My first role was working as a Software Engineer, but I was always looking for ways to improve the business as a whole, be that setting up an external developer blog site or an internal wiki. One of the great things about being in a small company is that you could get the OK to do this very quickly. My interest in solving business problems was noticed and I was offered a role running the company’s first independent business unit.

As the head of the .NET Developer Tools Division I found myself running a team of eight people with a turnover of over $1.2 million. I was responsible for sales, marketing and product development and getting all of the people working together. I made many missteps in these early years, but was given the space to learn from them.
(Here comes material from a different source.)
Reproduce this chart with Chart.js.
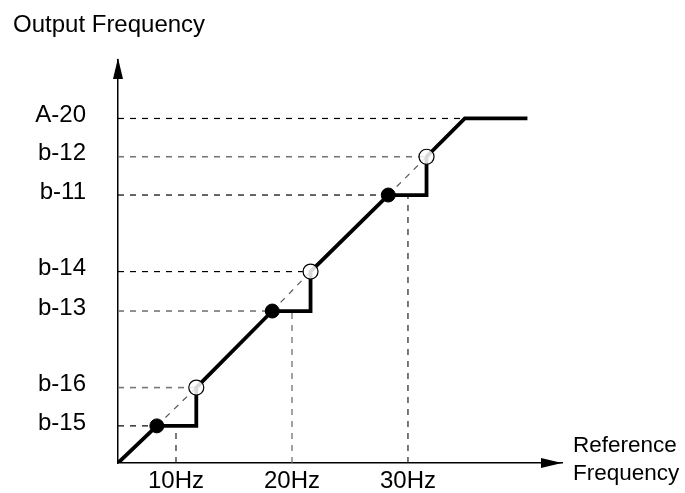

Over the 18 months or so I was running the .NET Division, we put into place a strategy which delivered growth in excess of 400%.

There were several key points during my time in the .NET Division. It is here that I made my first (but certainly not the last!) million dollar mistake. Being hasty I set my development team off on a poorly researched and poorly defined project and expected to make a large return on the investment. We released the product over budget and late, to much excitement and fan fair. Unfortunately the market didn’t have our level of enthusiasm for the tool and to date we have sold $20,000 worth of it.

The next decision we had to make was whether we should risk our entire revenue stream (and potentially bankrupt the division) by throwing away what we had and starting again from scratch. This decision was not taken lightly and required the buy in from the whole team but has paid off many times over. We did our market research well and added a dollop of technical innovation and moved from being third in a competitive market to being the clear market leader in just under eight months.

I also did my first acquisition of another company while heading up the division. Looking back now the decision to purchase the technology we bought was fairly straight forward but it certainly didn’t feel like it at the time!

Given the success of the .NET Division and the growth of Red Gate, the decision was taken to break the company into smaller groups of people who would focus on our different product groups. I was asked to run the part of the company we felt had a huge potential to become the largest by revenue. I took over a larger team who would become the DBA Tools Division.

My role began to change significantly. I was suddenly running a much bigger team and rather than being at the centre of every decision, or even being able to take a direct interest in most of what was going on, I had to learn to delegate more. I tried to do my best to ensure that others were making the right decisions while giving them ownership of the decision process. I also had to give the people who worked for me, many of whom have much more experience than I did, the space to make mistakes and learn from them, just as our joint-CEOs had done for me.

Today I am running Red Gate’s largest division, spending my time trying to coach and encourage people to make the right decisions for the business. Most of my time now is spent influencing decisions which are taken without me ever knowing about them.

It’s an incredibly rewarding job and a lot of fun. Over the past five years I have travelled the globe, made multi-million dollar mistakes, made a few more millions of dollars of profit, changed the way that thousands of our customers work and had great fun working with some of the most amazing people I have ever met!